Таково, например, здание торгового центра на площади Вёрёшмарти, на той ее стороне, что ближе к Дунаю. В годы «золотого века» на его месте стояло здание, известное как Haas-palota – с кариатидами, вазами, портиками и арками; стилистически – более пышная, более импозантная версия в те же годы построенной Миклошем Иблом Таможни. В 1896 году здесь работала касса, продающая билеты на выставку Тысячелетия. В войну здание погибло. В советское время на его месте появилось новое строение – «бетонные панели и нахальные ребра фасада семидесятых»[83]. В свою очередь с наступлением новой эпохи оно тоже было разобрано, и на его месте появилось стеклянное сооружение, не превышающее окрестную застройку по высоте, в гранях которого и отражаются прочие, старые, австро-венгерские здания площади.
Главным принципом городской жизни становится сохранение наследия «золотого века». Любой доходный дом, любой уличный фонарь или почтовый ящик воспринимается теперь прежде всего как память о былом величии, о лучшей поре в жизни города, о «прекрасной эпохе» и о Великой Венгрии, Nagy-Magyarorszg, которые были, и уже – не будут. Именно поэтому в современном Будапеште можно встретить немало того, что обветшало, состарилось или ждет ремонта с того самого 1896 года, но… Но совсем немного того, что намеренно поломано, испорчено, порушено.
Фасады с осыпавшейся штукатуркой в контексте города воспринимаются как знаки долгой прожитой жизни. Это морщины и седина. А не синяк под глазом.
Более того, на Западном вокзале в отдельной, похожей на шкатулку пристройке, все это время сохраняется в полной неприкосновенности Королевский зал ожидания. Интерьер, убранство, мебель… Почему? Видимо, потому, что отсутствие короля – еще не повод для уничтожения короны. Или потому, что ломать что бы то ни было – занятие неблагодарное и неприятное. И желающих уничтожить нечто красивое, хотя вроде бы в настоящее время и ненужное, просто не находится.
Торцы площадей
Туристы ходят по Будапешту, беспечно задрав головы вверх, разглядывая купола, портики и балконы. У знаменитого здания Оперы – тоже. Там – циркульные дуги арок, и пышные капители, и своды с кессонами. Однако стоит взглянуть и вниз, под ноги. Там, перед самым входом в Оперу, каменная брусчатка сменяется деревянной. Это – торцы. Те самые, из Ахматовой:
- Мне ответь хоть теперь: неужели
- Ты когда-то жила в самом деле
- И топтала торцы площадей
- Ослепительной ножкой своей?[84]
В XIX веке торцами, деревянными брусками, вертикально вбитыми в землю, были замощены все центральные улицы Петербурга. Такие мостовые называли еще «уличным паркетом»: он избавлял горожан отнеумолчного грохота колес по камням булыжных мостовых, а лошади не разбивали на нем копыта.

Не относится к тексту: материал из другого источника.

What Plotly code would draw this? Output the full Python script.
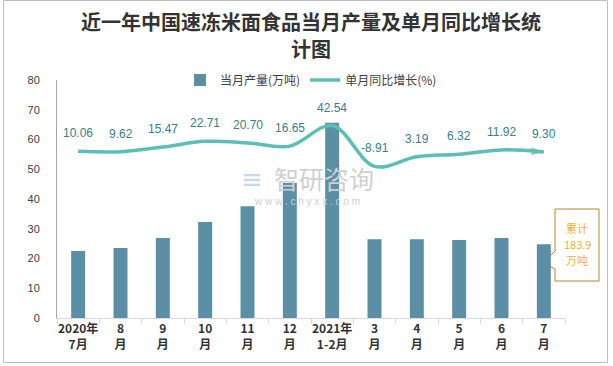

Идея была предложена изобретателем Василием Гурьевым в начале XIX века. Первая торцевая мостовая появилась на участках Большой Морской и Миллионной улиц в 1820 году, а через двенадцать лет – на самой важной и модной части Невского проспекта, от Адмиралтейства до Фонтанки. Гурьев с гордостью отчитывался: «Все дома на Невском проспекте избавились от беспрестанного дрожания, которое повреждало их прочность. Жители успокоились от стуку, лошади ощутили новые силы и, не разбивая ног, возят теперь рысью большие телеги. Экипажи сохраняются, а здоровье людей, особливо нежного пола, получило новый быт от приятной езды…»[85].
Именно деревянными торцами, кстати, решено было замостить Адмиралтейскую площадь на время строительства Исаакиевского собора, а также проезд от Невского к Зимнему дворцу, когда возводилась Александровская колонна. В обоих случаях торцы прекрасно выдержали тяжесть огромных каменных блоков и остались неповрежденными. Затем торцовые мостовые и тротуары появились в Лондоне, Париже, Берлине, Чикаго. И в Будапеште.
В Петербурге торцы чаще всего выглядели как шестигранные «шашки» и напоминали соты. Будапештские – прямоугольные или, как у Оперы, квадратные. Петербургские торцы вошли в русскую словесность. Их вспоминали Пастернак, Бродский, Гиппиус. Дмитрий Лихачев писал: «На булыжной мостовой потряхивает. При въезде на торцовую мостовую (а торцы были по «царскому» пути от Зимнего к Царскосельскому вокзалу, на Невском, обеих Морских, кусками у богатых особняков) потряхивание кончается, ехать гладко, пропадает шум мостовой»[86].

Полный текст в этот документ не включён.